## TASK TO CARRY OUT
Write the lines out again, from the top of the material to the line containing "ax = fig.add_axes([0.4515, 0.198, 0.4961, 0.445])", pictures excluded.

## DATA
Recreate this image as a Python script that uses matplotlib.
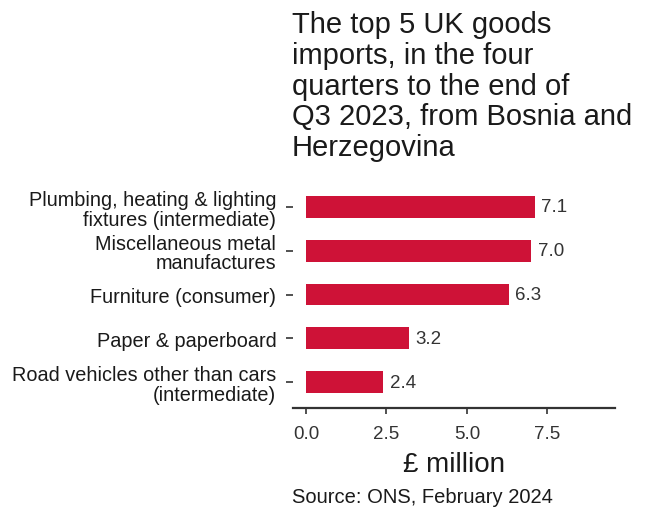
import matplotlib
matplotlib.use("Agg")
import matplotlib.pyplot as plt

plt.rcParams.update({
    "font.family": ["Liberation Sans", "DejaVu Sans"],
})

categories = [
    "Plumbing, heating & lighting\nfixtures (intermediate)",
    "Miscellaneous metal\nmanufactures",
    "Furniture (consumer)",
    "Paper & paperboard",
    "Road vehicles other than cars\n(intermediate)",
]
values = [7.1, 7.0, 6.3, 3.2, 2.4]
value_labels = ["7.1", "7.0", "6.3", "3.2", "2.4"]
xticks = [0.0, 2.5, 5.0, 7.5]
xtick_labels = ["0.0", "2.5", "5.0", "7.5"]

BAR = "#CE1237"
TEXT = "#1a1a1a"

fig = plt.figure(figsize=(6.49, 5.10), dpi=100)
ax = fig.add_axes([0.4515, 0.198, 0.4961, 0.445])

y = list(range(len(categories)))
ax.barh(y, values, height=0.5, color=BAR, edgecolor="none")
for yi, v, lab in zip(y, values, value_labels):
    ax.text(v + 0.2, yi, lab, va="center", ha="left", fontsize=13.5, color="#333333")

ax.set_xlim(-0.4, 9.6)
ax.set_ylim(4.59, -0.59)
ax.set_yticks(y)
ax.set_yticklabels(categories, fontsize=14.3, color=TEXT, linespacing=1.05)
ax.set_xticks(xticks)
ax.set_xticklabels(xtick_labels, fontsize=13.5, color="#333333")
ax.tick_params(axis="y", length=5, width=1.2, color="#333333", pad=7)
ax.tick_params(axis="x", length=4, width=1.2, color="#333333", pad=8)

for s in ("top", "right", "left"):
    ax.spines[s].set_visible(False)
ax.spines["bottom"].set_linewidth(1.6)
ax.spines["bottom"].set_color("#333333")

ax.set_xlabel("£ million", fontsize=20, color=TEXT, labelpad=7)

fig.text(0.45, 0.978, "The top 5 UK goods\nimports, in the four\nquarters to the end of\n"
         "Q3 2023, from Bosnia and\nHerzegovina",
         ha="left", va="top", fontsize=21, color=TEXT, linespacing=1.12)
fig.text(0.45, 0.006, "Source: ONS, February 2024", ha="left", va="bottom",
         fontsize=14.5, color=TEXT)

fig.savefig("out.png", dpi=100)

## WRITTEN RESPONSE
Recreate this image as a Python script that uses matplotlib.
import matplotlib
matplotlib.use("Agg")
import matplotlib.pyplot as plt

plt.rcParams.update({
    "font.family": ["Liberation Sans", "DejaVu Sans"],
})

categories = [
    "Plumbing, heating & lighting\nfixtures (intermediate)",
    "Miscellaneous metal\nmanufactures",
    "Furniture (consumer)",
    "Paper & paperboard",
    "Road vehicles other than cars\n(intermediate)",
]
values = [7.1, 7.0, 6.3, 3.2, 2.4]
value_labels = ["7.1", "7.0", "6.3", "3.2", "2.4"]
xticks = [0.0, 2.5, 5.0, 7.5]
xtick_labels = ["0.0", "2.5", "5.0", "7.5"]

BAR = "#CE1237"
TEXT = "#1a1a1a"

fig = plt.figure(figsize=(6.49, 5.10), dpi=100)
ax = fig.add_axes([0.4515, 0.198, 0.4961, 0.445])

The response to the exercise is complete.